Challenge >>
Omit the pictures and print exactly the lines of the listing below, starting at the first and ending at the line containing "abts_minor = [35, 45, 55, 65, 75]".

>> Begin

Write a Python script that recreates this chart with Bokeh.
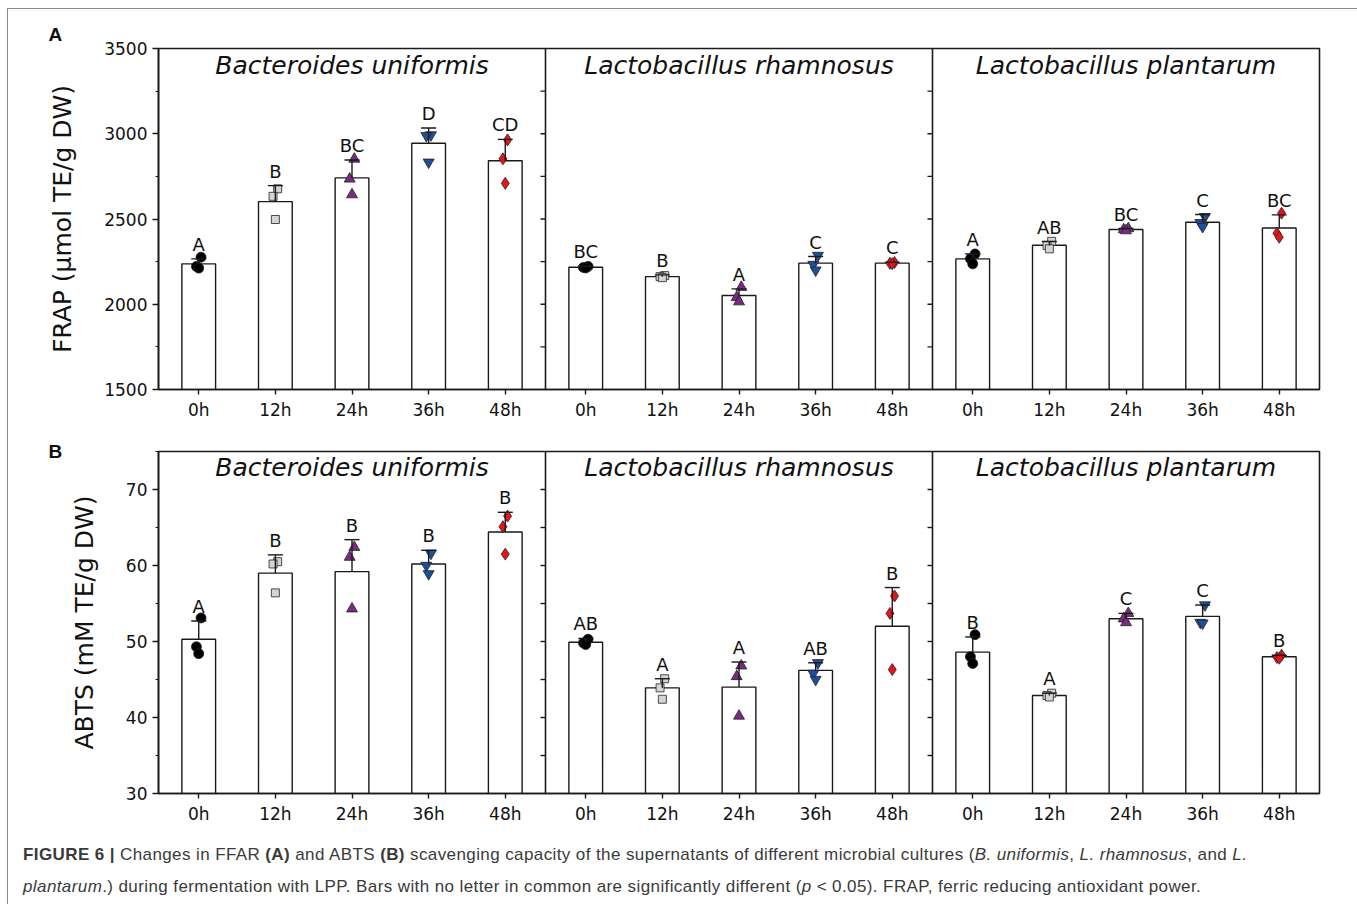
import numpy as np
from bokeh.plotting import figure
from bokeh.models import Range1d, FixedTicker, Whisker, TeeHead, ColumnDataSource, Span, Div
from bokeh.layouts import column
from bokeh.embed import file_html
from bokeh.resources import INLINE
from bokeh.core.properties import value

# ---------------- data ----------------
times = ["0h", "12h", "24h", "36h", "48h"]
species = ["Bacteroides uniformis", "Lactobacillus rhamnosus", "Lactobacillus plantarum"]

# FRAP (umol TE/g DW)
frap_mean_bu = [2237, 2602, 2741, 2944, 2842]
frap_sd_bu = [29, 94, 105, 90, 125]
frap_pts_bu = [[2276, 2222, 2212], [2677, 2633, 2497], [2852, 2735, 2643], [2993, 2989, 2833], [2964, 2853, 2709]]
frap_let_bu = ["A", "B", "BC", "D", "CD"]

frap_mean_lr = [2217, 2162, 2051, 2241, 2241]
frap_sd_lr = [6, 10, 39, 39, 6]
frap_pts_lr = [[2222, 2216, 2213], [2168, 2162, 2156], [2100, 2040, 2015], [2286, 2233, 2200], [2245, 2240, 2238]]
frap_let_lr = ["BC", "B", "A", "C", "C"]

frap_mean_lp = [2266, 2346, 2438, 2481, 2447]
frap_sd_lp = [29, 22, 6, 45, 77]
frap_pts_lp = [[2295, 2266, 2237], [2369, 2345, 2325], [2444, 2438, 2432], [2514, 2478, 2455], [2534, 2416, 2393]]
frap_let_lp = ["A", "AB", "BC", "C", "BC"]

# ABTS (mM TE/g DW)
abts_mean_bu = [50.3, 59.0, 59.2, 60.2, 64.4]
abts_sd_bu = [2.4, 2.4, 4.2, 1.8, 2.6]
abts_pts_bu = [[53.1, 49.3, 48.4], [60.5, 60.2, 56.4], [62.4, 61.1, 54.3], [61.6, 60.0, 58.9], [66.5, 65.1, 61.5]]
abts_let_bu = ["A", "B", "B", "B", "B"]

abts_mean_lr = [49.9, 43.9, 44.0, 46.2, 52.0]
abts_sd_lr = [0.5, 1.2, 3.3, 1.0, 5.1]
abts_pts_lr = [[50.3, 49.8, 49.6], [45.1, 43.9, 42.4], [46.8, 45.4, 40.2], [47.2, 45.8, 45.0], [56.0, 53.7, 46.3]]
abts_let_lr = ["AB", "A", "A", "AB", "B"]

abts_mean_lp = [48.6, 42.9, 53.0, 53.3, 48.0]
abts_sd_lp = [2.0, 0.3, 0.7, 1.5, 0.2]
abts_pts_lp = [[50.9, 48.0, 47.1], [43.2, 42.9, 42.7], [53.7, 53.0, 52.5], [54.8, 52.5, 52.4], [48.2, 47.9, 47.8]]
abts_let_lp = ["B", "A", "C", "C", "B"]

frap_ticks = [1500, 2000, 2500, 3000, 3500]
frap_minor = [1750, 2250, 2750, 3250]
abts_ticks = [30, 40, 50, 60, 70]
abts_minor = [35, 45, 55, 65, 75]

# ---------------- styling ----------------
PANEL_W = 5.05
OFFSET = 0.525
BAR_W = 0.44
INK = "#1a1a1a"
FONT = "DejaVu Sans"
markers = ["circle", "square", "triangle", "inverted_triangle", "diamond"]
fills = ["#000000", "#d4d4d4", "#7b2a83", "#1c4f9c", "#e8141b"]
msizes = [10, 8, 11, 11, 12]
jitter = [0.03, -0.03, 0.0]
FIG_W = 1345


def xpos(panel, i):
    return panel * PANEL_W + OFFSET + i


def make_row(means, sds, pts, lets, ymin, ymax, major, minor, ylabel, title_y,
             height, top, tag, tag_standoff):
    p = figure(width=FIG_W, height=height, x_range=Range1d(0, 3 * PANEL_W),
               y_range=Range1d(ymin, ymax), output_backend="svg",
               toolbar_location=None, min_border_left=150, min_border_right=34,
               min_border_top=top, min_border_bottom=41)
    p.xgrid.visible = False
    p.ygrid.visible = False
    p.outline_line_color = INK
    p.outline_line_width = 1.6
    p.background_fill_color = "white"
    p.border_fill_color = "white"

    # panel tag (A / B) as the figure title
    p.title.text = tag
    p.title.align = "left"
    p.title.offset = -110
    p.title.standoff = tag_standoff
    p.title.text_font = "Liberation Sans"
    p.title.text_font_size = "19px"
    p.title.text_font_style = "bold"
    p.title.text_color = "#111111"

    all_x = []
    for k in range(3):
        xs = [xpos(k, i) for i in range(5)]
        all_x += xs
        upper = [m + s for m, s in zip(means[k], sds[k])]
        p.vbar(x=xs, top=means[k], bottom=ymin, width=BAR_W, fill_color="white",
               line_color=INK, line_width=1.4)
        src = ColumnDataSource(dict(x=xs, lower=means[k], upper=upper))
        w = Whisker(source=src, base="x", lower="lower", upper="upper",
                    dimension="height", line_color=INK, line_width=1.4,
                    lower_head=None,
                    upper_head=TeeHead(size=15, line_color=INK, line_width=1.4),
                    level="glyph")
        p.add_layout(w)
        for i in range(5):
            p.scatter(x=[xs[i] + j for j in jitter], y=pts[k][i], marker=markers[i],
                      size=msizes[i], fill_color=fills[i], line_color="#222222",
                      line_width=0.8)
        p.text(x=xs, y=upper, text=lets[k], text_align="center",
               text_baseline="bottom", y_offset=-4, text_font=value(FONT),
               text_font_size="18px", text_color="#111111")

    centers = [k * PANEL_W + PANEL_W / 2 for k in range(3)]
    p.text(x=centers, y=[title_y] * 3, text=species, text_align="center",
           text_baseline="middle", text_font=value(FONT), text_font_size="25px",
           text_font_style="italic", text_color="#111111")

    for k in (1, 2):
        p.add_layout(Span(location=k * PANEL_W, dimension="height",
                          line_color=INK, line_width=1.6))
        tk = [t for t in major + minor if ymin < t < ymax]
        p.ray(x=[k * PANEL_W] * len(tk), y=tk, length=5, length_units="screen",
              angle=np.pi, line_color=INK, line_width=1.4)

    # axes
    p.yaxis.ticker = FixedTicker(ticks=major, minor_ticks=minor)
    p.yaxis.axis_label = ylabel
    p.yaxis.axis_label_text_font = FONT
    p.yaxis.axis_label_text_font_size = "25px"
    p.yaxis.axis_label_text_font_style = "normal"
    p.yaxis.axis_label_text_color = "#111111"
    p.yaxis.axis_label_standoff = 24
    p.yaxis.major_label_text_font = FONT
    p.yaxis.major_label_text_font_size = "17px"
    p.yaxis.major_label_text_color = "#111111"
    p.yaxis.major_label_standoff = 5
    p.yaxis.major_tick_out = 6
    p.yaxis.major_tick_in = 0
    p.yaxis.minor_tick_out = 3
    p.yaxis.minor_tick_in = 0

    p.xaxis.ticker = FixedTicker(ticks=all_x, minor_ticks=[])
    p.xaxis.major_label_overrides = {x: times[n % 5] for n, x in enumerate(all_x)}
    p.xaxis.major_label_text_font = FONT
    p.xaxis.major_label_text_font_size = "17px"
    p.xaxis.major_label_text_color = "#111111"
    p.xaxis.major_label_standoff = 5
    p.xaxis.major_tick_out = 5
    p.xaxis.major_tick_in = 0
    p.xaxis.minor_tick_line_color = None

    for ax in (p.xaxis[0], p.yaxis[0]):
        ax.axis_line_color = INK
        ax.axis_line_width = 1.6
        ax.major_tick_line_color = INK
        ax.major_tick_line_width = 1.4
        ax.minor_tick_line_color = INK if ax is p.yaxis[0] else None
        ax.minor_tick_line_width = 1.2
    return p


pA = make_row([frap_mean_bu, frap_mean_lr, frap_mean_lp],
              [frap_sd_bu, frap_sd_lr, frap_sd_lp],
              [frap_pts_bu, frap_pts_lr, frap_pts_lp],
              [frap_let_bu, frap_let_lr, frap_let_lp],
              1500, 3500, frap_ticks, frap_minor, "FRAP (µmol TE/g DW)", 3400,
              421, 39, "A", 7)

pB = make_row([abts_mean_bu, abts_mean_lr, abts_mean_lp],
              [abts_sd_bu, abts_sd_lr, abts_sd_lp],
              [abts_pts_bu, abts_pts_lr, abts_pts_lp],
              [abts_let_bu, abts_let_lr, abts_let_lp],
              30, 75, abts_ticks, abts_minor, "ABTS (mM TE/g DW)", 72.9,
              404, 21, "B", -20)

caption_html = (
    '<div style="padding-left:10px; font-family:\'Liberation Sans\', Arial, sans-serif; '
    'font-size:17px; letter-spacing:0.4px; line-height:32px; color:#3a3a3a; white-space:nowrap;">'
    '<b>FIGURE 6 |</b> Changes in FFAR <b>(A)</b> and ABTS <b>(B)</b> scavenging capacity '
    'of the supernatants of different microbial cultures (<i>B. uniformis</i>, '
    '<i>L. rhamnosus</i>, and <i>L.</i><br>'
    '<i>plantarum</i>.) during fermentation with LPP. Bars with no letter in common are '
    'significantly different (<i>p</i> &lt; 0.05). FRAP, ferric reducing antioxidant power.'
    '</div>'
)
caption = Div(text=caption_html, width=FIG_W, height=60)

layout = column(pA, pB, caption, margin=(8, 0, 0, 7),
                styles={"border-top": "1px solid #8c8c8c",
                        "border-left": "1px solid #8c8c8c",
                        "border-right": "1px solid #8c8c8c"})

open("out.html", "w").write(file_html(layout, INLINE))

>> End

Exercise answer >>
Write a Python script that recreates this chart with Bokeh.
import numpy as np
from bokeh.plotting import figure
from bokeh.models import Range1d, FixedTicker, Whisker, TeeHead, ColumnDataSource, Span, Div
from bokeh.layouts import column
from bokeh.embed import file_html
from bokeh.resources import INLINE
from bokeh.core.properties import value

# ---------------- data ----------------
times = ["0h", "12h", "24h", "36h", "48h"]
species = ["Bacteroides uniformis", "Lactobacillus rhamnosus", "Lactobacillus plantarum"]

# FRAP (umol TE/g DW)
frap_mean_bu = [2237, 2602, 2741, 2944, 2842]
frap_sd_bu = [29, 94, 105, 90, 125]
frap_pts_bu = [[2276, 2222, 2212], [2677, 2633, 2497], [2852, 2735, 2643], [2993, 2989, 2833], [2964, 2853, 2709]]
frap_let_bu = ["A", "B", "BC", "D", "CD"]

frap_mean_lr = [2217, 2162, 2051, 2241, 2241]
frap_sd_lr = [6, 10, 39, 39, 6]
frap_pts_lr = [[2222, 2216, 2213], [2168, 2162, 2156], [2100, 2040, 2015], [2286, 2233, 2200], [2245, 2240, 2238]]
frap_let_lr = ["BC", "B", "A", "C", "C"]

frap_mean_lp = [2266, 2346, 2438, 2481, 2447]
frap_sd_lp = [29, 22, 6, 45, 77]
frap_pts_lp = [[2295, 2266, 2237], [2369, 2345, 2325], [2444, 2438, 2432], [2514, 2478, 2455], [2534, 2416, 2393]]
frap_let_lp = ["A", "AB", "BC", "C", "BC"]

# ABTS (mM TE/g DW)
abts_mean_bu = [50.3, 59.0, 59.2, 60.2, 64.4]
abts_sd_bu = [2.4, 2.4, 4.2, 1.8, 2.6]
abts_pts_bu = [[53.1, 49.3, 48.4], [60.5, 60.2, 56.4], [62.4, 61.1, 54.3], [61.6, 60.0, 58.9], [66.5, 65.1, 61.5]]
abts_let_bu = ["A", "B", "B", "B", "B"]

abts_mean_lr = [49.9, 43.9, 44.0, 46.2, 52.0]
abts_sd_lr = [0.5, 1.2, 3.3, 1.0, 5.1]
abts_pts_lr = [[50.3, 49.8, 49.6], [45.1, 43.9, 42.4], [46.8, 45.4, 40.2], [47.2, 45.8, 45.0], [56.0, 53.7, 46.3]]
abts_let_lr = ["AB", "A", "A", "AB", "B"]

abts_mean_lp = [48.6, 42.9, 53.0, 53.3, 48.0]
abts_sd_lp = [2.0, 0.3, 0.7, 1.5, 0.2]
abts_pts_lp = [[50.9, 48.0, 47.1], [43.2, 42.9, 42.7], [53.7, 53.0, 52.5], [54.8, 52.5, 52.4], [48.2, 47.9, 47.8]]
abts_let_lp = ["B", "A", "C", "C", "B"]

frap_ticks = [1500, 2000, 2500, 3000, 3500]
frap_minor = [1750, 2250, 2750, 3250]
abts_ticks = [30, 40, 50, 60, 70]
abts_minor = [35, 45, 55, 65, 75]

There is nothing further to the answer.